- **Data provided**:
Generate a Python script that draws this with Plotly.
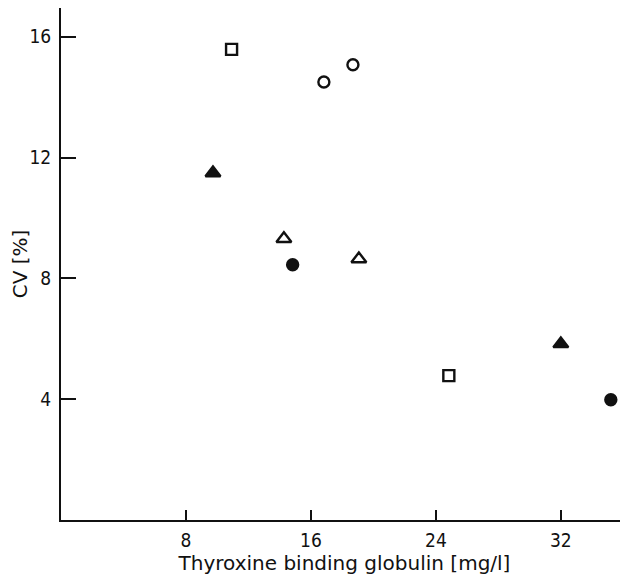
import plotly.graph_objects as go

# Data
sq_x = [10.92, 24.83]
sq_y = [15.58, 4.78]
oc_x = [16.83, 18.69]
oc_y = [14.50, 15.07]
ftri_x = [9.73, 32.0]
ftri_y = [11.49, 5.83]
otri_x = [14.27, 19.07]
otri_y = [9.31, 8.64]
fc_x = [14.83, 35.2]
fc_y = [8.45, 3.98]

x_ticks = [8, 16, 24, 32]
y_ticks = [4, 8, 12, 16]

TICK_FONT = "DejaVu Sans Condensed"
TITLE_FONT = "DejaVu Sans"
BLACK = "#111111"

fig = go.Figure()

def add(xs, ys, symbol, size, filled):
    fig.add_trace(go.Scatter(
        x=xs, y=ys, mode="markers",
        marker=dict(symbol=symbol, size=size,
                    color=BLACK if filled else "white",
                    line=dict(color=BLACK, width=2.4)),
        showlegend=False, cliponaxis=False,
    ))

add(sq_x, sq_y, "square", 11, False)
add(oc_x, oc_y, "circle", 11, False)
add(ftri_x, ftri_y, "triangle-up", 13, True)
add(otri_x, otri_y, "triangle-up", 13, False)
add(fc_x, fc_y, "circle", 11, True)

# page body has an 8px margin, so the figure is shifted by (8, 8)
fig.update_layout(
    width=620, height=569,
    margin=dict(l=53, r=0, t=0, b=57),
    plot_bgcolor="white", paper_bgcolor="white",
    font=dict(family=TICK_FONT, size=18, color=BLACK),
    xaxis=dict(
        range=[0, 36.3], tickvals=x_ticks, ticks="inside", ticklen=10,
        tickwidth=2, tickcolor=BLACK, showline=True, linecolor=BLACK,
        linewidth=2, showgrid=False, zeroline=False,
        title=dict(text="Thyroxine binding globulin [mg/l]", standoff=0,
                   font=dict(size=20, family=TITLE_FONT)),
        tickfont=dict(size=19), ticklabelstandoff=2,
    ),
    yaxis=dict(
        range=[0, 16.95], tickvals=y_ticks, ticks="inside", ticklen=15,
        tickwidth=2, tickcolor=BLACK, showline=True, linecolor=BLACK,
        linewidth=2, showgrid=False, zeroline=False,
        title=dict(text="CV [%]", standoff=6,
                   font=dict(size=20, family=TITLE_FONT)),
        tickfont=dict(size=19), ticklabelstandoff=4,
    ),
)

fig.write_html("out.html")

- **Written request**: Repeat all of the data above word for word, minus the pictures.

- **Complete output**:
Generate a Python script that draws this with Plotly.
import plotly.graph_objects as go

# Data
sq_x = [10.92, 24.83]
sq_y = [15.58, 4.78]
oc_x = [16.83, 18.69]
oc_y = [14.50, 15.07]
ftri_x = [9.73, 32.0]
ftri_y = [11.49, 5.83]
otri_x = [14.27, 19.07]
otri_y = [9.31, 8.64]
fc_x = [14.83, 35.2]
fc_y = [8.45, 3.98]

x_ticks = [8, 16, 24, 32]
y_ticks = [4, 8, 12, 16]

TICK_FONT = "DejaVu Sans Condensed"
TITLE_FONT = "DejaVu Sans"
BLACK = "#111111"

fig = go.Figure()

def add(xs, ys, symbol, size, filled):
    fig.add_trace(go.Scatter(
        x=xs, y=ys, mode="markers",
        marker=dict(symbol=symbol, size=size,
                    color=BLACK if filled else "white",
                    line=dict(color=BLACK, width=2.4)),
        showlegend=False, cliponaxis=False,
    ))

add(sq_x, sq_y, "square", 11, False)
add(oc_x, oc_y, "circle", 11, False)
add(ftri_x, ftri_y, "triangle-up", 13, True)
add(otri_x, otri_y, "triangle-up", 13, False)
add(fc_x, fc_y, "circle", 11, True)

# page body has an 8px margin, so the figure is shifted by (8, 8)
fig.update_layout(
    width=620, height=569,
    margin=dict(l=53, r=0, t=0, b=57),
    plot_bgcolor="white", paper_bgcolor="white",
    font=dict(family=TICK_FONT, size=18, color=BLACK),
    xaxis=dict(
        range=[0, 36.3], tickvals=x_ticks, ticks="inside", ticklen=10,
        tickwidth=2, tickcolor=BLACK, showline=True, linecolor=BLACK,
        linewidth=2, showgrid=False, zeroline=False,
        title=dict(text="Thyroxine binding globulin [mg/l]", standoff=0,
                   font=dict(size=20, family=TITLE_FONT)),
        tickfont=dict(size=19), ticklabelstandoff=2,
    ),
    yaxis=dict(
        range=[0, 16.95], tickvals=y_ticks, ticks="inside", ticklen=15,
        tickwidth=2, tickcolor=BLACK, showline=True, linecolor=BLACK,
        linewidth=2, showgrid=False, zeroline=False,
        title=dict(text="CV [%]", standoff=6,
                   font=dict(size=20, family=TITLE_FONT)),
        tickfont=dict(size=19), ticklabelstandoff=4,
    ),
)

fig.write_html("out.html")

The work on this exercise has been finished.